I am at your disposal.

I know you're busy with your sort of hive-mind nature.

It is absolutely remarkable that you were able to accomplish that, to

decentralize your soul in that way.

And what would your name be, just in case, you know, you aren't one of those characters that only pop up once?

I

you may call me Gabriel.

Sorry, that was a weird way to say that.

My name is Gabriel.

It's weird when you ask someone's name and they say, You may call me.

Sure.

Oh, yes,

yeah.

It sounds like they're lying, and I'm sure you're not, because lying's a sin.

Go ahead, Gabriel.

I

uh

I had a question, and it I know how this all works.

You're supposed to be good and uh avoid avoid uh avoid temptation and

selfishness and violence, all the vices.

Um what is the policy though on

sins you have not yet committed but must

commit?

How does one find absolution for for for those?

Are you thinking,

you're just thinking of the sin, uh, or you're contemplating doing the sin, committing the sin.

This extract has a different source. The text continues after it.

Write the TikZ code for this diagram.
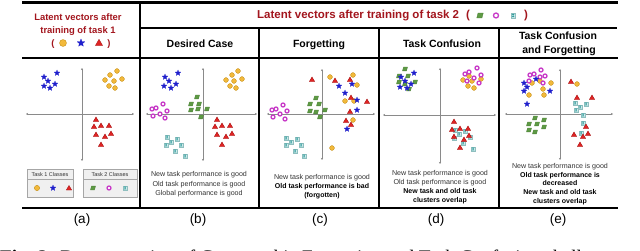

I am afraid that I am duty bound to a

a course of action that some some may interpret as sinful and others may not.

Yes, I see.

Um

could I possibly ask what that action is?

There are

there is a way of nature in the world that has

nurtured it, hence the name, I suppose, and prolonged it and made life and

beauty possible.

And

I must try to set right

that course.

It has been diverted.

through

through several different methods.

You're talking about the search for eternal life, perhaps?

He nods solemnly.

Not so much, I suppose, the search for eternal life,

but the spread of eternal life, I

I needs must address.

Oh, this is an interesting

theological discussion.

Um

there is such a thing as sins sins of the mind, which is where you are thinking sinful thoughts.

This doesn't sound necessarily like that.

It also smacks a little of

heresy.

Unless you're talking about,

you know, your spirit living on forever, eternal life.

No, you're talking more of an actual

existence, correct?

I suppose.

Um

I I realize I am being cryptic.

I just as um

one of the, I don't know, main sort of uh

scholarly minds in the field, I suppose I should come to the source.

Oh

oh, well

uh uh Gabriel, you you

this is almost silly to ask.

You're not considering

vampirism,

are you?

Is that where

you're leaning towards?

Give me an insight check.

God, nobody else had a role.

Okay, I know.

Well, Justin scripted his, so.

Yeah, which makes things much easier.

Oh, okay.

I'm going to write my ending.

It's an Arcana check and not an insight.

No, it's an insight check.

Insight check.

Boy, it's a bad one, too.

Three.

He...

He kind of

chuckles when you say that.

And he says,

off the mark, I'm afraid.

It's nothing as salacious as all that.

I appreciate...

Your your insight, Father Teppetto.

I know that you are busy, but I hope I can call upon you again to to speak to you sometime in in the future.

Once, uh, well,

these future actions become

past events.

Um, I say yes, let's keep that option open.

But if I may add one caveat, do you mind?

Sure.

Um,

if this process uh of which you describe

results in harming

any other living creature,

I will

be forced to take action against you.

He nods, looking concerned for a moment and says,

My...

My orders do not concern the living.

Of that I can assure you.

I

speak in terms of

sin and consequence because that is

the way that

well, humans' minds operate.

I...

What I am doing is

just a...

A course correction.

And he turns and...

Wait.

Wait.

I want to make an investigation check.

Okay.

I really want to look at him.

It's an 11.

Um.

11 investigation check.

He walks to the doors and opens them.

You try to, like, clock him to see,

like, what this dude's deal is.

The doors...

swing shut behind him.

You didn't really get a chance to

glean anything.

And so you kind of follow him and crack the door open.

Outside,

you see,

first of all,

storms are gathering.

You see Gabriel

throw on

a riding cloak, a black riding cloak,

and he mounts a

tall,

muscular,

pale horse,

and

he nods at you

uh he slings a uh

what what looks like some sort of uh sword or uh long blade over his shoulder that uh is

as it sort of like rests on his back uh you see is a scythe

and he takes the reins and turns the horse uh to ride west toward the city of Lumino.